» Instruction
Where a line contains the word "this", copy that line.

[Records with drawing code]
-=-=-=-=-
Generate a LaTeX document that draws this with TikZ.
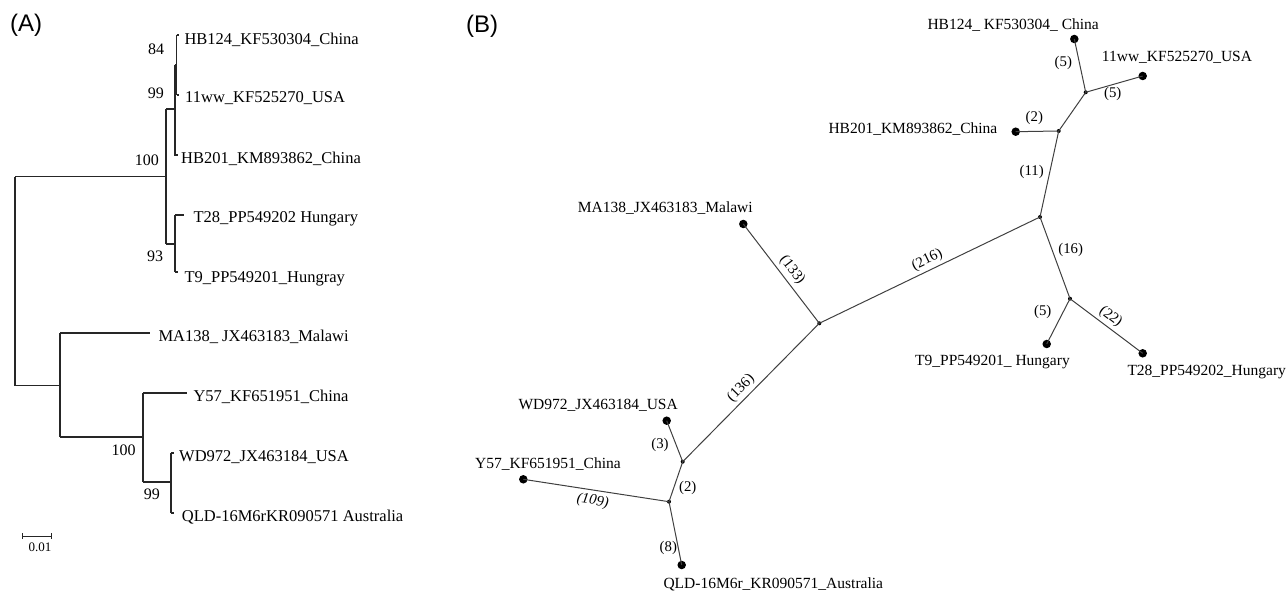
\documentclass[tikz,border=0pt]{standalone}
\usepackage{fontspec}
\setmainfont{Liberation Serif}
\newfontfamily\panelfont{Liberation Sans}
\begin{document}
\begin{tikzpicture}[x=1pt,y=-1pt,
  tree/.style={draw=black!85, line width=1.3pt},
  net/.style={draw=black!75, line width=1pt},
  leafA/.style={anchor=base west, inner sep=0, font={\fontsize{16.5}{18}\selectfont}},
  boot/.style={anchor=base east, inner sep=0, font={\fontsize{16}{18}\selectfont}},
  leafdot/.style={circle, fill=black, inner sep=0, minimum size=8.5pt},
  intdot/.style={circle, fill=black, inner sep=0, minimum size=4pt},
  taxon/.style={anchor=base west, inner sep=0, font={\fontsize{15.5}{18}\selectfont}},
  elab/.style={inner sep=0, font={\fontsize{14.8}{16}\selectfont}},
  panel/.style={anchor=base west, inner sep=0, font={\panelfont\fontsize{24}{26}\selectfont}}]
\useasboundingbox (0,0) rectangle (1287,593);

% ---------------- Panel A ----------------
\node[panel] (pa) at (10,31.7) {(A)};
% root
\draw[tree] (15,176.7) -- (15,385.7);
\draw[tree] (15,176.7) -- (166,176.7);
\draw[tree] (15,385.7) -- (60,385.7);
% upper clade
\draw[tree] (166,109) -- (166,244);
\draw[tree] (166,109) -- (175,109);
\draw[tree] (175,65) -- (175,155) -- (178,155);
\draw[tree] (175,65) -- (176.5,65);
\draw[tree] (176.5,35) -- (176.5,95);
\draw[tree] (176.5,35) -- (179,35);
\draw[tree] (176.5,95) -- (179,95);
\draw[tree] (166,244) -- (175,244);
\draw[tree] (175,215) -- (175,272);
\draw[tree] (175,215) -- (184,215);
\draw[tree] (175,272) -- (178,272);
% lower clade
\draw[tree] (60,333) -- (60,437);
\draw[tree] (60,333) -- (150,333);
\draw[tree] (60,437) -- (143,437);
\draw[tree] (143,393) -- (143,482);
\draw[tree] (143,393) -- (187,393);
\draw[tree] (143,482) -- (171,482);
\draw[tree] (171,453) -- (171,513);
\draw[tree] (171,453) -- (174,453);
\draw[tree] (171,513) -- (174,513);
% scale bar
\draw[tree, line width=1pt] (22,536) -- (51,536);
\draw[tree, line width=1pt] (22,533) -- (22,539);
\draw[tree, line width=1pt] (51,533) -- (51,539);
\node[anchor=base west, inner sep=0, font={\fontsize{13}{14}\selectfont}] (sc) at (28.3,551.7) {0.01};

% taxa A
\node[leafA] (a1) at (184.3,44.3) {HB124\_KF530304\_China};
\node[leafA] (a2) at (185,102.3) {11ww\_KF525270\_USA};
\node[leafA] (a3) at (181,163.3) {HB201\_KM893862\_China};
\node[leafA] (a4) at (193.3,222.7) {T28\_PP549202 Hungary};
\node[leafA] (a5) at (184.3,282.7) {T9\_PP549201\_Hungray};
\node[leafA] (a6) at (158.3,341.7) {MA138\_ JX463183\_Malawi};
\node[leafA] (a7) at (193.3,401.7) {Y57\_KF651951\_China};
\node[leafA] (a8) at (179,461.7) {WD972\_JX463184\_USA};
\node[leafA] (a9) at (181.7,521) {QLD-16M6rKR090571 Australia};
% bootstrap
\node[boot] (b1) at (164.3,55) {84};
\node[boot] (b2) at (164,98.3) {99};
\node[boot] (b3) at (159,165.7) {100};
\node[boot] (b4) at (163.3,261.7) {93};
\node[boot] (b5) at (135.7,455) {100};
\node[boot] (b6) at (160,499) {99};

% ---------------- Panel B ----------------
\node[panel] (pb) at (466,32.7) {(B)};

\node[leafdot] (hb124) at (1074.3,39) {};
\node[leafdot] (ww) at (1142.7,76) {};
\node[intdot] (n1) at (1085.7,92.3) {};
\node[leafdot] (hb201) at (1015.7,131.7) {};
\node[intdot] (n2) at (1058.7,131) {};
\node[intdot] (n3) at (1040,217) {};
\node[intdot] (n4) at (1070,298.7) {};
\node[leafdot] (t9) at (1046.7,344) {};
\node[leafdot] (t28) at (1142.7,353.3) {};
\node[intdot] (n5) at (819.3,323.3) {};
\node[leafdot] (ma) at (743.3,224) {};
\node[intdot] (n6) at (682.7,461.7) {};
\node[leafdot] (wd) at (666.7,420.7) {};
\node[intdot] (n7) at (669,501.7) {};
\node[leafdot] (y57) at (523.3,479.3) {};
\node[leafdot] (qld) at (681.7,565) {};

\draw[net] (hb124.center) -- (n1.center);
\draw[net] (ww.center) -- (n1.center);
\draw[net] (n1.center) -- (n2.center);
\draw[net] (hb201.center) -- (n2.center);
\draw[net] (n2.center) -- (n3.center);
\draw[net] (n3.center) -- (n4.center);
\draw[net] (n4.center) -- (t9.center);
\draw[net] (n4.center) -- (t28.center);
\draw[net] (n3.center) -- (n5.center);
\draw[net] (ma.center) -- (n5.center);
\draw[net] (n5.center) -- (n6.center);
\draw[net] (wd.center) -- (n6.center);
\draw[net] (n6.center) -- (n7.center);
\draw[net] (y57.center) -- (n7.center);
\draw[net] (n7.center) -- (qld.center);

% edge labels
\node[elab] (e1) at (1063.3,63.3) {(5)};
\node[elab] (e2) at (1112.7,94) {(5)};
\node[elab] (e3) at (1034.3,118.3) {(2)};
\node[elab] (e4) at (1031.7,172.3) {(11)};
\node[elab, rotate=25.7] (e5) at (927.3,260) {(216)};
\node[elab] (e6) at (1070.7,250) {(16)};
\node[elab] (e7) at (1042.7,311.7) {(5)};
\node[elab, rotate=-37] (e8) at (1110.7,316.7) {(22)};
\node[elab, rotate=-52.6] (e9) at (792.3,270) {(133)};
\node[elab, rotate=45.4] (e10) at (741,388.3) {(136)};
\node[elab] (e11) at (660,445) {(3)};
\node[elab] (e12) at (687.7,488.3) {(2)};
\node[elab, rotate=-8.7, font={\fontsize{14.8}{16}\selectfont\itshape}] (e13) at (592.7,501) {(109)};
\node[elab] (e14) at (668.3,548.3) {(8)};

% taxa B
\node[taxon] (l1) at (927.3,30) {HB124\_ KF530304\_ China};
\node[taxon] (l2) at (1101.7,61.7) {11ww\_KF525270\_USA};
\node[taxon] (l3) at (828.3,133.3) {HB201\_KM893862\_China};
\node[taxon] (l4) at (915,365) {T9\_PP549201\_ Hungary};
\node[taxon] (l5) at (1127.3,375) {T28\_PP549202\_Hungary};
\node[taxon] (l6) at (577.7,212.3) {MA138\_JX463183\_Malawi};
\node[taxon] (l7) at (518.3,409.3) {WD972\_JX463184\_USA};
\node[taxon] (l8) at (475,468.3) {Y57\_KF651951\_China};
\node[taxon] (l9) at (663.3,588.3) {QLD-16M6r\_KR090571\_Australia};
\end{tikzpicture}
\end{document}
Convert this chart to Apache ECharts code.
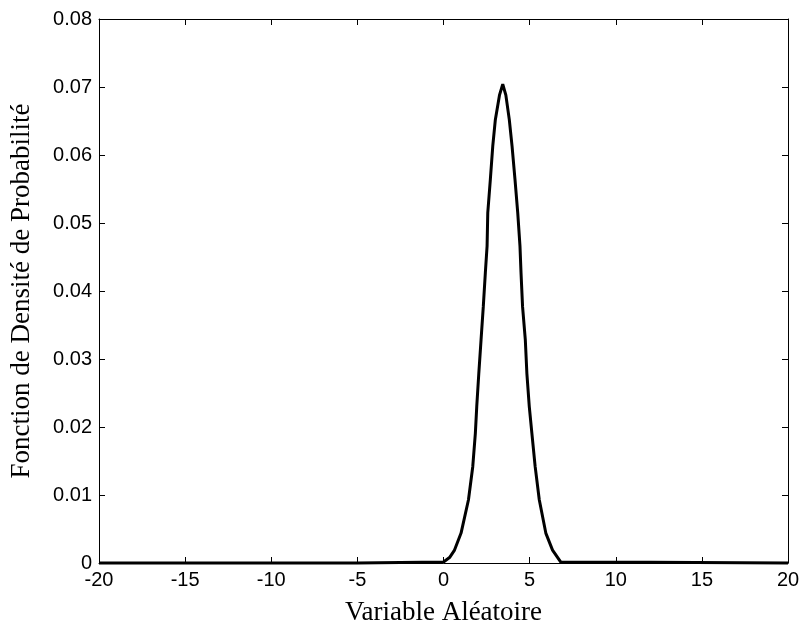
<!DOCTYPE html>
<html>
<head>
<meta charset="utf-8">
<script src="https://cdn.jsdelivr.net/npm/echarts@6/dist/echarts.min.js"></script>
<style>
  html, body { margin: 0; padding: 0; background: #fff; }
  #chart { width: 804px; height: 635px; }
</style>
</head>
<body>
<div id="chart"></div>
<script>
// valeurs
var xVals = [-20, -5.01, -5, 0, 0.35, 0.64, 1.02, 1.45, 1.70, 1.85, 1.93, 2.05, 2.18, 2.31, 2.43, 2.53, 2.57, 2.72, 2.86, 3.01, 3.25, 3.44,
             3.62, 3.82, 3.98, 4.15, 4.31, 4.44, 4.50, 4.59, 4.75, 4.84, 4.98, 5.13, 5.32, 5.56, 5.94, 6.33, 6.81, 12, 12.01, 20];
var yVals = [0, 0, 0.00012, 0.00015, 0.0008, 0.0019, 0.0044, 0.0093, 0.0142, 0.0191, 0.0230, 0.0279, 0.0328, 0.0377, 0.0427, 0.0466, 0.0515, 0.0564, 0.0613, 0.0652, 0.0688, 0.0704,
             0.0688, 0.0652, 0.0613, 0.0564, 0.0515, 0.0466, 0.0427, 0.0377, 0.0328, 0.0279, 0.0230, 0.0191, 0.0142, 0.0093, 0.0044, 0.0019, 0.00012, 0.00012, 0, 0];
var xTicks = [-20, -15, -10, -5, 0, 5, 10, 15, 20];
var yTicks = [0, 0.01, 0.02, 0.03, 0.04, 0.05, 0.06, 0.07, 0.08];

var pts = [];
for (var i = 0; i < xVals.length; i++) {
    pts.push([xVals[i], yVals[i]]);
}

var myChart = echarts.init(document.getElementById('chart'));

var tickFont = { color: '#000', fontFamily: 'Liberation Sans', fontSize: 20 };
var nameFont = { color: '#000', fontFamily: 'Liberation Serif', fontSize: 27 };
var boxLine = { show: true, onZero: false, lineStyle: { color: '#000', width: 1 } };
var inTick = { show: true, inside: true, length: 6, lineStyle: { color: '#000' } };

var option = {
    backgroundColor: '#fff',
    animation: false,
    grid: { left: 97, right: 16, top: 19, bottom: 72, containLabel: false },
    xAxis: [
        {
            type: 'value', min: -20, max: 20, interval: 5,
            name: 'Variable Aléatoire', nameLocation: 'middle', nameGap: 36,
            nameTextStyle: nameFont,
            axisLine: boxLine,
            axisTick: inTick,
            axisLabel: Object.assign({ margin: 7, formatter: function (v) { return xTicks.indexOf(v) >= 0 ? String(v) : ''; } }, tickFont),
            splitLine: { show: false }
        },
        {
            type: 'value', min: -20, max: 20, interval: 5, position: 'top',
            axisLine: boxLine,
            axisTick: inTick,
            axisLabel: { show: false },
            splitLine: { show: false }
        }
    ],
    yAxis: [
        {
            type: 'value', min: 0, max: 0.08, interval: 0.01,
            name: 'Fonction de Densité de Probabilité', nameLocation: 'middle', nameGap: 64,
            nameTextStyle: nameFont,
            axisLine: boxLine,
            axisTick: inTick,
            axisLabel: Object.assign({ margin: 7, formatter: function (v) {
                var r = Math.round(v * 100) / 100;
                return r === 0 ? '0' : r.toFixed(2);
            } }, tickFont),
            splitLine: { show: false }
        },
        {
            type: 'value', min: 0, max: 0.08, interval: 0.01, position: 'right',
            axisLine: boxLine,
            axisTick: inTick,
            axisLabel: { show: false },
            splitLine: { show: false }
        }
    ],
    series: [{
        type: 'line',
        data: pts,
        showSymbol: false,
        clip: false,
        lineStyle: { color: '#000', width: 3 },
        z: 5
    }]
};
myChart.setOption(option);
</script>
</body>
</html>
-=-=-=-=-
» Exercise solution
Generate a LaTeX document that draws this with TikZ.
Convert this chart to Apache ECharts code.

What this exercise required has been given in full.